▶ _Brief_
Copy out the data below as written; omit any images.

▶ _Data lines_
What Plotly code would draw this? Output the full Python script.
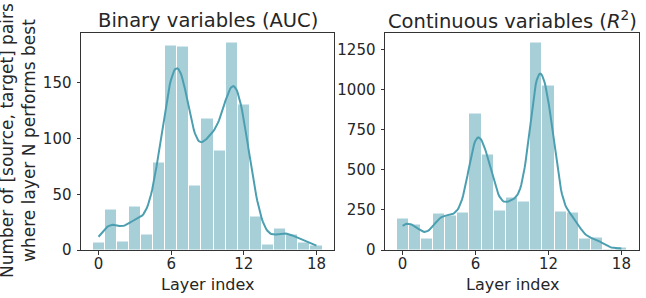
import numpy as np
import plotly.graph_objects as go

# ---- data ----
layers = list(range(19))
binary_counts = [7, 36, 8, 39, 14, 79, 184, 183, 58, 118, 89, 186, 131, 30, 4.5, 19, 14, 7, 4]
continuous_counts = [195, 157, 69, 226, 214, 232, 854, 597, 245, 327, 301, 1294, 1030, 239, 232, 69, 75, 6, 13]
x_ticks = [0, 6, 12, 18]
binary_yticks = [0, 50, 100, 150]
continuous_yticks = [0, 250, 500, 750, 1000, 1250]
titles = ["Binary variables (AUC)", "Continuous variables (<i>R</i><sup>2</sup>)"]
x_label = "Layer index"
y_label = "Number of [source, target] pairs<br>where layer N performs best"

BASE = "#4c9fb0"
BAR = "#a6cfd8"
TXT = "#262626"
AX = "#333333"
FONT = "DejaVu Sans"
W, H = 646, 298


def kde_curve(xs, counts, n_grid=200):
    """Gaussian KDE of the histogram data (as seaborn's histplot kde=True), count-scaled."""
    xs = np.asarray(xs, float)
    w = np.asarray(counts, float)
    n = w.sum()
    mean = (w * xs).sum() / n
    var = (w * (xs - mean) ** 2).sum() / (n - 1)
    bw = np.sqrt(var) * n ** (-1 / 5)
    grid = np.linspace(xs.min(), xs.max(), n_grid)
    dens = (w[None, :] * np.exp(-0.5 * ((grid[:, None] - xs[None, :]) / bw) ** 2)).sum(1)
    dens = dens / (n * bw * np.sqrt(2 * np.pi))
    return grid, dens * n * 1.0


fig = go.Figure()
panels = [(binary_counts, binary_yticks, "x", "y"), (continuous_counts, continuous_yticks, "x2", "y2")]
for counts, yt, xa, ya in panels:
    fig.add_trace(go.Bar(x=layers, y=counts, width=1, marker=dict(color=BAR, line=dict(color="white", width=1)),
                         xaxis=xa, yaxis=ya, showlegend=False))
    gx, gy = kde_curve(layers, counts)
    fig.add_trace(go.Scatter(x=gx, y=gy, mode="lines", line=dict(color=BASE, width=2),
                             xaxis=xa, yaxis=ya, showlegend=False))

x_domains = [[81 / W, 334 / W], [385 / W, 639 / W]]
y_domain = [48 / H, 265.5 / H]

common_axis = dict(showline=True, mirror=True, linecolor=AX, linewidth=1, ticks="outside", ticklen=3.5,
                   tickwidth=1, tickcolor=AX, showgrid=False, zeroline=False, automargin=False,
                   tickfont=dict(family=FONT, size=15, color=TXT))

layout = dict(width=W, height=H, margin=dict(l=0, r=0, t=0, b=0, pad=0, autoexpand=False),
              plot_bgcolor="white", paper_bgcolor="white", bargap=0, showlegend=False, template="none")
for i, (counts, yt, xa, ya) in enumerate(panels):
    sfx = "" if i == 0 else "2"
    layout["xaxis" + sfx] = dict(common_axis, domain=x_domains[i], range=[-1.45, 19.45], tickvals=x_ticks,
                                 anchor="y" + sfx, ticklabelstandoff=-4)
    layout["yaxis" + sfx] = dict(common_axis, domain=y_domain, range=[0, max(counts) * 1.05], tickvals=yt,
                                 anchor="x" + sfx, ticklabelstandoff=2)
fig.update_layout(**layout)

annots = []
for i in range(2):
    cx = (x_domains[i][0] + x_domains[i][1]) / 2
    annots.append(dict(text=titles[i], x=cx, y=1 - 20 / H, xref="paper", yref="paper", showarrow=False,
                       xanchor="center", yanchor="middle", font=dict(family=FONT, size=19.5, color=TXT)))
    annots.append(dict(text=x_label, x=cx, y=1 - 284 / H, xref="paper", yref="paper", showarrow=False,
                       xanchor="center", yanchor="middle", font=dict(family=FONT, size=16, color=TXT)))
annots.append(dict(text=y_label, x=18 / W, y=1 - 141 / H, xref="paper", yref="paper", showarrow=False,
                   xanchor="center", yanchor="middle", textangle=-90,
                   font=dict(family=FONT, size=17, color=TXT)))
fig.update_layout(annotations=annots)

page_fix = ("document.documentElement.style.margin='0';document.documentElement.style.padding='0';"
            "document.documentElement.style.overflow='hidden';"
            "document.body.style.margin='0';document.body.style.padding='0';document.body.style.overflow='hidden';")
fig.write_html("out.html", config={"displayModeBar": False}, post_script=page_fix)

▶ _Written response_
What Plotly code would draw this? Output the full Python script.
import numpy as np
import plotly.graph_objects as go

# ---- data ----
layers = list(range(19))
binary_counts = [7, 36, 8, 39, 14, 79, 184, 183, 58, 118, 89, 186, 131, 30, 4.5, 19, 14, 7, 4]
continuous_counts = [195, 157, 69, 226, 214, 232, 854, 597, 245, 327, 301, 1294, 1030, 239, 232, 69, 75, 6, 13]
x_ticks = [0, 6, 12, 18]
binary_yticks = [0, 50, 100, 150]
continuous_yticks = [0, 250, 500, 750, 1000, 1250]
titles = ["Binary variables (AUC)", "Continuous variables (<i>R</i><sup>2</sup>)"]
x_label = "Layer index"
y_label = "Number of [source, target] pairs<br>where layer N performs best"

BASE = "#4c9fb0"
BAR = "#a6cfd8"
TXT = "#262626"
AX = "#333333"
FONT = "DejaVu Sans"
W, H = 646, 298


def kde_curve(xs, counts, n_grid=200):
    """Gaussian KDE of the histogram data (as seaborn's histplot kde=True), count-scaled."""
    xs = np.asarray(xs, float)
    w = np.asarray(counts, float)
    n = w.sum()
    mean = (w * xs).sum() / n
    var = (w * (xs - mean) ** 2).sum() / (n - 1)
    bw = np.sqrt(var) * n ** (-1 / 5)
    grid = np.linspace(xs.min(), xs.max(), n_grid)
    dens = (w[None, :] * np.exp(-0.5 * ((grid[:, None] - xs[None, :]) / bw) ** 2)).sum(1)
    dens = dens / (n * bw * np.sqrt(2 * np.pi))
    return grid, dens * n * 1.0


fig = go.Figure()
panels = [(binary_counts, binary_yticks, "x", "y"), (continuous_counts, continuous_yticks, "x2", "y2")]
for counts, yt, xa, ya in panels:
    fig.add_trace(go.Bar(x=layers, y=counts, width=1, marker=dict(color=BAR, line=dict(color="white", width=1)),
                         xaxis=xa, yaxis=ya, showlegend=False))
    gx, gy = kde_curve(layers, counts)
    fig.add_trace(go.Scatter(x=gx, y=gy, mode="lines", line=dict(color=BASE, width=2),
                             xaxis=xa, yaxis=ya, showlegend=False))

x_domains = [[81 / W, 334 / W], [385 / W, 639 / W]]
y_domain = [48 / H, 265.5 / H]

common_axis = dict(showline=True, mirror=True, linecolor=AX, linewidth=1, ticks="outside", ticklen=3.5,
                   tickwidth=1, tickcolor=AX, showgrid=False, zeroline=False, automargin=False,
                   tickfont=dict(family=FONT, size=15, color=TXT))

layout = dict(width=W, height=H, margin=dict(l=0, r=0, t=0, b=0, pad=0, autoexpand=False),
              plot_bgcolor="white", paper_bgcolor="white", bargap=0, showlegend=False, template="none")
for i, (counts, yt, xa, ya) in enumerate(panels):
    sfx = "" if i == 0 else "2"
    layout["xaxis" + sfx] = dict(common_axis, domain=x_domains[i], range=[-1.45, 19.45], tickvals=x_ticks,
                                 anchor="y" + sfx, ticklabelstandoff=-4)
    layout["yaxis" + sfx] = dict(common_axis, domain=y_domain, range=[0, max(counts) * 1.05], tickvals=yt,
                                 anchor="x" + sfx, ticklabelstandoff=2)
fig.update_layout(**layout)

annots = []
for i in range(2):
    cx = (x_domains[i][0] + x_domains[i][1]) / 2
    annots.append(dict(text=titles[i], x=cx, y=1 - 20 / H, xref="paper", yref="paper", showarrow=False,
                       xanchor="center", yanchor="middle", font=dict(family=FONT, size=19.5, color=TXT)))
    annots.append(dict(text=x_label, x=cx, y=1 - 284 / H, xref="paper", yref="paper", showarrow=False,
                       xanchor="center", yanchor="middle", font=dict(family=FONT, size=16, color=TXT)))
annots.append(dict(text=y_label, x=18 / W, y=1 - 141 / H, xref="paper", yref="paper", showarrow=False,
                   xanchor="center", yanchor="middle", textangle=-90,
                   font=dict(family=FONT, size=17, color=TXT)))
fig.update_layout(annotations=annots)

page_fix = ("document.documentElement.style.margin='0';document.documentElement.style.padding='0';"
            "document.documentElement.style.overflow='hidden';"
            "document.body.style.margin='0';document.body.style.padding='0';document.body.style.overflow='hidden';")
fig.write_html("out.html", config={"displayModeBar": False}, post_script=page_fix)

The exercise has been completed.